Dean: "Calm down? I am wearing sunglasses at night. You know who does that? No-talent douchebags. I hate this game. I hate that we’re in a procedural cop show. And you want to know why? Because I HATE procedural cop shows. It’s like three hundred of them on television, they’re all the freakin’ same!"
Supernatural, Season 5, Episode 8.

Why am I bringing this up? Because filming of The Bill, that British stalwart, is about to cease. Kicking off around the mid-eighties, The Bill has screened for over twenty five years, a lifespan similar to that of an elf in Lord of the Rings. The Sun Hill mob plodded their London beat while many a hyped program fell by the wayside. (And there goes Torchwood).

How can a person dislike cop shows, yet still enthuse about the grandaddy of them, all you ask? Because the Bill is a childhood memory. Like toffee apples, or a Barbie bus, or The Mysterious Cities of Gold on ABC. We were brought up on regular doses of The Bill, bar the saucy and/or violent parts, whereby mum would yell, "close your eyes children!".

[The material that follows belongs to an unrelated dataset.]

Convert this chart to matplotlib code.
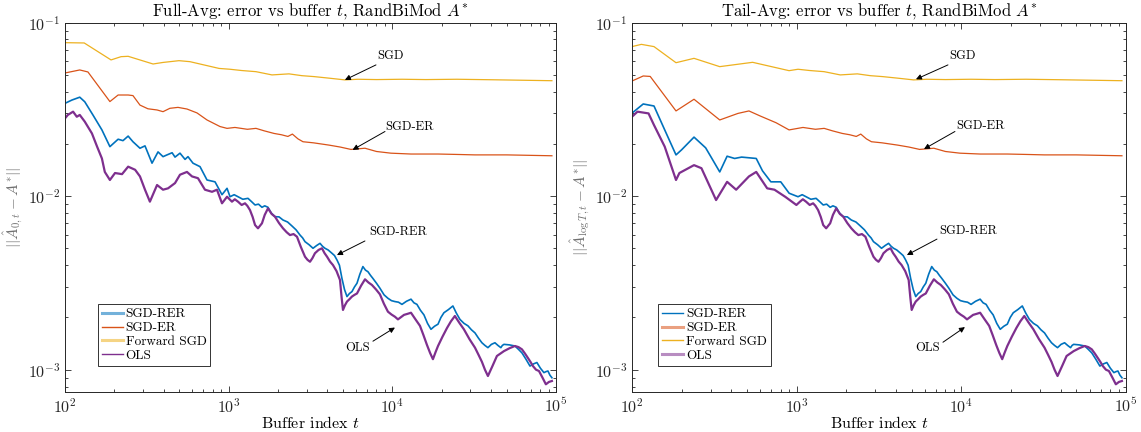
import numpy as np
import matplotlib
matplotlib.use("Agg")
import matplotlib.pyplot as plt
from matplotlib.ticker import LogLocator, FuncFormatter, NullFormatter
from matplotlib.lines import Line2D

plt.rcParams['mathtext.fontset'] = 'cm'
plt.rcParams['font.family'] = 'cmr10'
plt.rcParams['axes.unicode_minus'] = False
plt.rcParams['axes.formatter.use_mathtext'] = True

# ---- data (t = buffer index, y = error) ----
# SGD-RER
rer_full_t = [100, 110, 123, 132, 148, 168, 188, 196, 211, 226, 243, 260, 287, 308, 340,
              370, 397, 420, 451, 470, 504, 541, 564, 605, 668, 737, 825, 910, 977]
rer_full_y = [0.0343, 0.0358, 0.0372, 0.0350, 0.0294, 0.0241, 0.0193, 0.0200, 0.0213, 0.0209,
              0.0222, 0.0206, 0.0189, 0.0195, 0.0155, 0.0180, 0.0169, 0.0173, 0.0178, 0.0168,
              0.0177, 0.0163, 0.0169, 0.0155, 0.0148, 0.0124, 0.0121, 0.0102, 0.0111]
rer_tail_t = [100, 117, 136, 158, 185, 200, 238, 280, 300, 341, 378, 420, 463, 568, 620,
              697, 800, 900]
rer_tail_y = [0.0301, 0.0340, 0.0331, 0.0241, 0.0173, 0.0185, 0.0219, 0.0190, 0.0170, 0.0138,
              0.0170, 0.0165, 0.0168, 0.0165, 0.0140, 0.0121, 0.0121, 0.0104]
rer_late_t = [1019, 1080, 1140, 1220, 1312, 1380, 1449, 1520, 1597, 1660, 1738, 1820, 1918,
              2030, 2147, 2290, 2438, 2580, 2728, 2830, 2926, 3100, 3275, 3450, 3614, 3740,
              3874, 4050, 4274, 4430, 4588, 4750, 4920, 5100, 5282, 5470, 5665, 5870, 6080,
              6330, 6607, 6850, 7096, 7350, 7603, 8000, 8395, 8900, 9397, 9880, 10370,
              10900, 11450, 12200, 13000, 13550, 14130, 14850, 15600, 16400, 17220, 18100,
              19010, 19800, 20660, 22000, 23440, 24600, 25880, 27400, 28970, 30400, 31980,
              33600, 35260, 36800, 38370, 40300, 42360, 44200, 46030, 47000, 48080, 52000,
              56100, 59000, 61940, 65500, 69330, 72800, 76440, 80300, 84370, 86800, 89290,
              91800, 94400]
rer_late_y = [0.00993, 0.01020, 0.00993, 0.00960, 0.00972, 0.00930, 0.00890, 0.00900, 0.00863,
              0.00880, 0.00863, 0.00800, 0.00762, 0.00760, 0.00729, 0.00710, 0.00673, 0.00640,
              0.00597, 0.00575, 0.00547, 0.00525, 0.00501, 0.00520, 0.00535, 0.00515, 0.00501,
              0.00490, 0.00469, 0.00455, 0.00429, 0.00400, 0.00336, 0.00290, 0.00264, 0.00275,
              0.00282, 0.00300, 0.00315, 0.00355, 0.00393, 0.00375, 0.00367, 0.00350, 0.00336,
              0.00315, 0.00295, 0.00270, 0.00258, 0.00250, 0.00247, 0.00245, 0.00238, 0.00248,
              0.00255, 0.00243, 0.00238, 0.00220, 0.00207, 0.00185, 0.00171, 0.00178, 0.00183,
              0.00200, 0.00213, 0.00222, 0.00233, 0.00212, 0.00195, 0.00185, 0.00179, 0.00170,
              0.00163, 0.00152, 0.00143, 0.00138, 0.00134, 0.00140, 0.00143, 0.00138, 0.00134,
              0.00138, 0.00140, 0.00139, 0.00137, 0.00131, 0.00125, 0.00115, 0.00105, 0.00108,
              0.00110, 0.00102, 0.000962, 0.000975, 0.000983, 0.000930, 0.000899]

# SGD-ER
er_full_t = [100, 123, 138, 188, 211, 243, 260, 287, 321, 365, 397, 437, 490, 556, 640,
             737, 885, 977]
er_full_y = [0.0513, 0.0534, 0.0520, 0.0351, 0.0383, 0.0383, 0.0380, 0.0335, 0.0319, 0.0314,
             0.0307, 0.0321, 0.0325, 0.0318, 0.0302, 0.0275, 0.0252, 0.0246]
er_tail_t = [100, 117, 129, 185, 238, 341, 440, 513, 600, 750, 899]
er_tail_y = [0.0461, 0.0493, 0.0490, 0.0310, 0.0362, 0.0275, 0.0300, 0.0310, 0.0290, 0.0265,
             0.0241]
er_late_t = [1092, 1300, 1468, 1650, 1892, 2100, 2300, 2450, 2650, 2844, 3300, 4100, 4800,
             5585, 6807, 8000, 9800, 13000, 19000, 25000, 32000, 50000, 94400]
er_late_y = [0.0249, 0.0243, 0.0246, 0.0238, 0.0230, 0.0226, 0.0221, 0.0228, 0.0214, 0.0206,
             0.0203, 0.0197, 0.0192, 0.0186, 0.0189, 0.0181, 0.0177, 0.0175, 0.0175, 0.0174,
             0.0173, 0.0173, 0.0171]

# Forward SGD
sgd_full_t = [100, 131, 191, 220, 243, 345, 397, 497, 580, 873]
sgd_full_y = [0.0767, 0.0764, 0.0610, 0.0637, 0.0640, 0.0578, 0.0590, 0.0604, 0.0596, 0.0545]
sgd_tail_t = [100, 114, 136, 185, 238, 341, 540, 899]
sgd_tail_y = [0.0728, 0.0750, 0.0728, 0.0588, 0.0623, 0.0558, 0.0591, 0.0529]
sgd_late_t = [1019, 1200, 1468, 1839, 2335, 2800, 3319, 4100, 5131, 6160, 8000, 11450, 16000,
              24800, 40000, 94400]
sgd_late_y = [0.0539, 0.0530, 0.0522, 0.0500, 0.0507, 0.0495, 0.0489, 0.0479, 0.0468, 0.0472,
              0.0470, 0.0472, 0.0470, 0.0472, 0.0469, 0.0463]

# OLS
ols_full_t = [100, 104, 112, 118, 123, 132, 146, 157, 168, 175, 188, 202, 223, 243, 268,
              287, 308, 330, 365, 397, 426, 470, 504, 556, 597, 649, 716, 791, 848, 910, 977]
ols_full_y = [0.0281, 0.0294, 0.0307, 0.0287, 0.0294, 0.0269, 0.0230, 0.0193, 0.0165, 0.0138,
              0.0124, 0.0136, 0.0134, 0.0148, 0.0142, 0.0130, 0.0109, 0.0093, 0.0116, 0.0109,
              0.0111, 0.0119, 0.0133, 0.0138, 0.0130, 0.0127, 0.0109, 0.0106, 0.0109, 0.0091,
              0.00993]
ols_tail_t = [100, 108, 126, 136, 158, 185, 194, 238, 264, 324, 378, 429, 513, 568, 662,
              733, 855, 996]
ols_tail_y = [0.0287, 0.0307, 0.0300, 0.0257, 0.0193, 0.0124, 0.0136, 0.0151, 0.0145, 0.0095,
              0.0121, 0.0109, 0.0130, 0.0138, 0.0111, 0.0109, 0.0099, 0.0089]
ols_late_t = [1047, 1090, 1140, 1200, 1258, 1300, 1349, 1400, 1449, 1510, 1597, 1660, 1738,
              1830, 1918, 2030, 2147, 2260, 2369, 2490, 2614, 2760, 2926, 3030, 3139, 3250,
              3365, 3540, 3715, 3850, 3990, 4160, 4337, 4560, 4786, 4900, 4992, 5130, 5282,
              5470, 5665, 5870, 6080, 6440, 6807, 7150, 7500, 7950, 8395, 8880, 9397, 9880,
              10370, 10820, 11300, 11780, 12400, 13000, 13850, 14750, 15500, 16270, 17000,
              17700, 18350, 19010, 20250, 21580, 22800, 24100, 25700, 27360, 29600, 31980,
              33600, 35260, 36800, 38370, 40900, 43550, 45800, 48080, 52000, 56100, 59000,
              61940, 64600, 67300, 69800, 72270, 75500, 78700, 82700, 86700, 90500, 94400]
ols_late_y = [0.0093, 0.0096, 0.0093, 0.0089, 0.0091, 0.0088, 0.00832, 0.00760, 0.00682,
              0.00653, 0.00698, 0.00780, 0.00851, 0.00790, 0.00762, 0.00700, 0.00653, 0.00620,
              0.00597, 0.00605, 0.00584, 0.00510, 0.00448, 0.00430, 0.00419, 0.00440, 0.00469,
              0.00490, 0.00501, 0.00470, 0.00448, 0.00420, 0.00401, 0.00370, 0.00329, 0.00260,
              0.00221, 0.00235, 0.00247, 0.00255, 0.00264, 0.00270, 0.00275, 0.00305, 0.00332,
              0.00318, 0.00308, 0.00290, 0.00272, 0.00240, 0.00216, 0.00208, 0.00202, 0.00195,
              0.00201, 0.00207, 0.00210, 0.00213, 0.00195, 0.00179, 0.00158, 0.00139, 0.00125,
              0.00115, 0.00126, 0.00137, 0.00155, 0.00174, 0.00190, 0.00204, 0.00186, 0.00171,
              0.00150, 0.00134, 0.00122, 0.00111, 0.00100, 0.00092, 0.00105, 0.00120, 0.00124,
              0.00128, 0.00133, 0.00137, 0.00135, 0.00131, 0.00124, 0.00117, 0.00111, 0.00105,
              0.00100, 0.000983, 0.000900, 0.000824, 0.000850, 0.000861]

labels = ['SGD-RER', 'SGD-ER', 'Forward SGD', 'OLS']
colors = ['#0072BD', '#D95319', '#EDB120', '#7E2F8E']
widths = [1.2, 0.9, 0.9, 1.6]

full_curves = [(rer_full_t + rer_late_t, rer_full_y + rer_late_y),
               (er_full_t + er_late_t, er_full_y + er_late_y),
               (sgd_full_t + sgd_late_t, sgd_full_y + sgd_late_y),
               (ols_full_t + ols_late_t, ols_full_y + ols_late_y)]
tail_curves = [(rer_tail_t + rer_late_t, rer_tail_y + rer_late_y),
               (er_tail_t + er_late_t, er_tail_y + er_late_y),
               (sgd_tail_t + sgd_late_t, sgd_tail_y + sgd_late_y),
               (ols_tail_t + ols_late_t, ols_tail_y + ols_late_y)]

# annotation: label, text pos, arrow tail, arrow tip (data coords)
full_notes = [('SGD', (9800, 0.0643), (7943, 0.0571), (5129, 0.0468)),
              ('SGD-ER', (12810, 0.0251), (9016, 0.0236), (5715, 0.0185)),
              ('SGD-RER', (10820, 0.00622), (6800, 0.00552), (4588, 0.00458)),
              ('OLS', (6166, 0.00134), (7610, 0.00146), (10370, 0.00175))]
tail_notes = [('SGD', (10090, 0.0643), (8290, 0.0571), (5300, 0.0472)),
              ('SGD-ER', (13150, 0.0253), (9140, 0.0236), (5930, 0.0187)),
              ('SGD-RER', (10960, 0.0063), (7110, 0.00566), (4670, 0.00458)),
              ('OLS', (6270, 0.00134), (7730, 0.00144), (10510, 0.00176))]

axcol = '#262626'


def draw_panel(ax, curves, title, ylabel, notes, leg_x, leg_style):
    for (t, y), c, w in zip(curves, colors, widths):
        ax.plot(t, y, color=c, lw=w)
    ax.set_xscale('log')
    ax.set_yscale('log')
    ax.set_xlim(1e2, 1e5)
    ax.set_ylim(7.47e-4, 1e-1)
    for a in (ax.xaxis, ax.yaxis):
        a.set_major_locator(LogLocator(base=10, numticks=10))
        a.set_minor_locator(LogLocator(base=10, subs=range(2, 10), numticks=20))
        a.set_minor_formatter(NullFormatter())
        a.set_major_formatter(FuncFormatter(lambda v, p: r'$\mathsf{10^{%d}}$' % round(np.log10(v))))
    ax.tick_params(which='both', direction='in', top=True, right=True, colors=axcol,
                   labelsize=11.5, width=0.6)
    ax.tick_params(which='major', length=4.5)
    ax.tick_params(which='minor', length=2.5)
    for s in ax.spines.values():
        s.set_color(axcol)
        s.set_linewidth(0.7)
    ax.set_title(title, fontsize=12, pad=5)
    ax.set_xlabel(r'Buffer index $t$', fontsize=11.5, labelpad=0)
    ax.set_ylabel(ylabel, fontsize=11, color='#707070', labelpad=2)

    for lab, tpos, tail, tip in notes:
        ax.annotate('', xy=tip, xytext=tail,
                    arrowprops=dict(arrowstyle='-|>', color='k', lw=0.7,
                                    mutation_scale=8, shrinkA=0, shrinkB=0))
        ax.text(tpos[0], tpos[1], lab, ha='center', va='center', fontsize=9)

    handles = [Line2D([0], [0], color=c, lw=(2.2 if b else 1.0), alpha=(0.55 if b else 1.0))
               for c, b in zip(colors, leg_style)]
    leg = ax.legend(handles, labels, loc='lower left', bbox_to_anchor=(leg_x, 0.07),
                    fontsize=9.5, frameon=True, fancybox=False, edgecolor='k',
                    handlelength=1.6, handletextpad=0.2, borderpad=0.3,
                    labelspacing=0.12, borderaxespad=0)
    leg.get_frame().set_linewidth(0.7)


fig = plt.figure(figsize=(11.41, 4.32), dpi=100)
ax1 = fig.add_axes([0.057, 0.0933, 0.4303, 0.8542])
ax2 = fig.add_axes([0.5539, 0.0933, 0.4330, 0.8542])

draw_panel(ax1, full_curves, r'Full-Avg: error vs buffer $t$, RandBiMod $A^{*}$',
           r'$||\hat{A}_{0,t} - A^{*}||$', full_notes, 0.067,
           [True, False, True, False])
draw_panel(ax2, tail_curves, r'Tail-Avg: error vs buffer $t$, RandBiMod $A^{*}$',
           r'$||\hat{A}_{\log T,t} - A^{*}||$', tail_notes, 0.053,
           [False, True, False, True])

fig.savefig('out.png', dpi=100)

Remember good old Reg? And the big walkie talkies? Sorry, police radios. My first car was a volkswagon beetle. During its maiden journey, driving my little bro around the block, there was a Bill-inspired bout of "Roger that, this is Alpha Sierra, we've got a 451 in progress, over". Those were the days.

For us, cop shows were gritty, not flashy. When American efforts of the eighties started flooding in, we were shell-shocked. The glitz and glamour of Miami Vice was a huge revelation. They sure didn't do it that way at Sun Hill police station...

Every new police procedural drama has an angle. A bit like spraying wax on old fruit to create a glossy impression of newness. There's no denying US of A networks are masters of The Hook. Audiences feel comfortable with a familiar format, while enjoying enough variation to freshen the viewing experience.

Best Eighties Police Procedural Hook: 21 Jump Street, with its undercover-cops-posing-as-teenagers, suckered in the much-desired teen demographic.

Seemingly Lame Police Procedural Hook That Worked: NCIS. Agents-specifically-dealing-with-navy-crimes? I thought they were reaching, but hello, spin-off.

Current Trend For A Police Procedural Kooky Sidekick Hook: White Collar, agent-with-con-artist, and Castle, police-detective-with-writer. (These follow in the footsteps of The Mentalist, and Lie To Me, both recently renewed for another season).

Frankenstein of the Police Procedural Family Tree: Supernatural procedural dramas seduce anti-procedural types with some kind of science-meets-spooky hook. Old School example? X-Files. New School examples? Fringe and Warehouse 13.

While it's great to see a little creativity in the mix, one has to ask, how long can policing procedurals remain popular? It seems for every cancellation, networks try a new spin, apparently big fans of the "if it aint broke, don't fix it" philosophy.

New blood for next season includes Blue Bloods, cop-family-in-NYC, and mid-season pick up Ride Along (for hook, see title). Pity those of us in the audience born with some kind of mysterious prodecural immunity, whose attention won't be arrested (I couldn't resist!).